The Practice of Cartooning

Cartooning

Bill, a DS106 friend, shared out that he is reading Ivan Brunetti’s Cartooning: Philosophy and Practice — which Brunetti describes as a sort of cartooning class in a book — and so a few of us — Sarah, Ron, etc. — are also getting the book. Mine arrived via library yesterday.

I joked that Brunetti telling the reader that they should do everything in sequence, to “not skip any of the assignments, jump ahead, or fudge on the instructions” seems counter to all of the ethos of DS106, but I will give it a try. I will not likely try all of the drawing/comic exercises here, but I’ll dip in now and then.

Cartooning

This activity — in which you draw 100 small boxes and then sketch without thinking to fill every box with an image — came out interesting, although I miscounted the boxes (see? already cutting corners!) and did it all in three sittings, not one.

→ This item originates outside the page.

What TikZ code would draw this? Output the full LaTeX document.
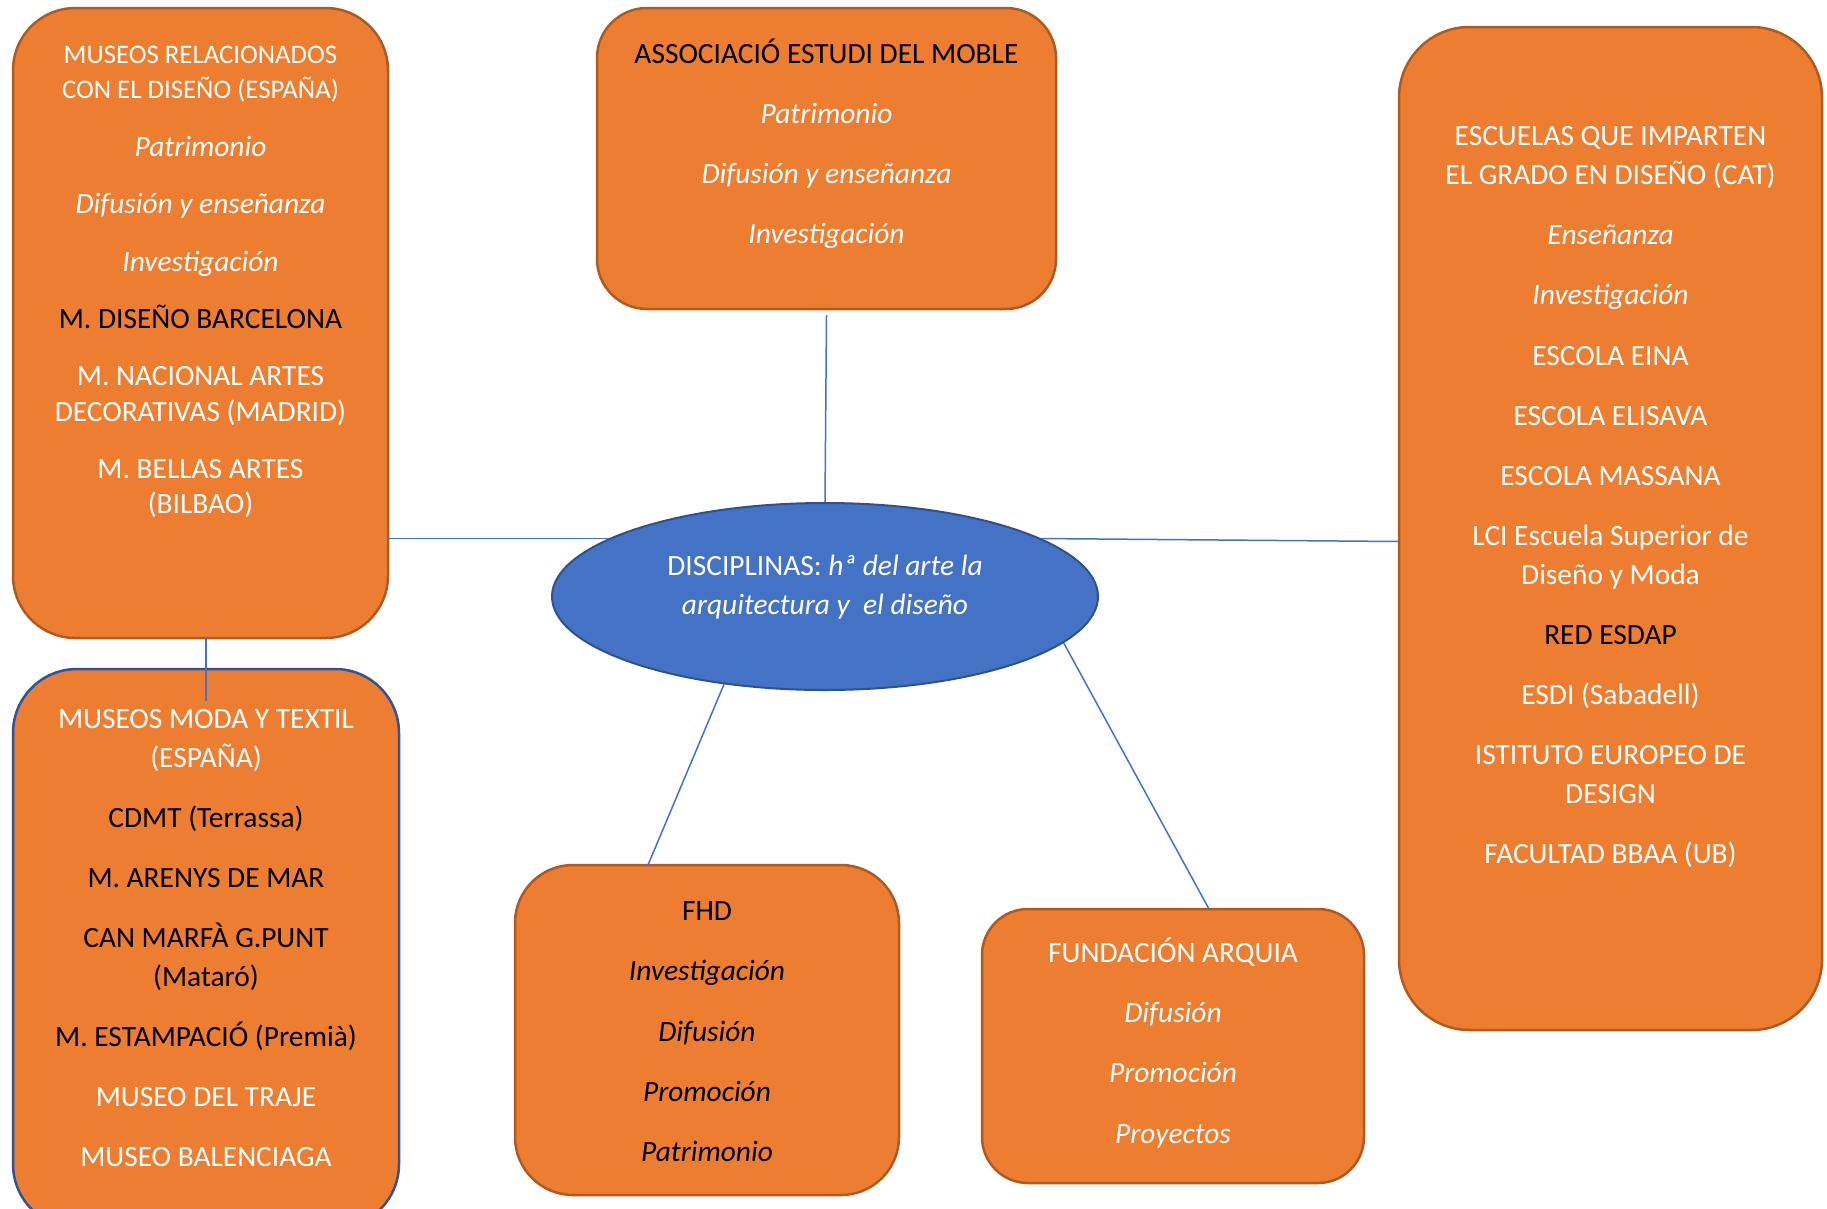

Still, it is interesting to see what my brain came up with. Some of the boxes contain images I have no idea what I was thinking about.

Peace (in the frame),
Kevin

PS — on a strange tangent — when I started to type “cartooning” in my browser, a reference to a WordPress site that I helped my son make TEN YEARS AGO with paper-cut animations (he had a stable of invented characters on the theme of peas), and some live action, came up. He called the site Crazy Cartoonz. There’s not much there, other than a few movies that he made. (Somewhere, I have three large PDFs with pages of the cartoon/comics that he made as self-produced books). Ten years … wow … time flies. (He’s a media/film major in college right now).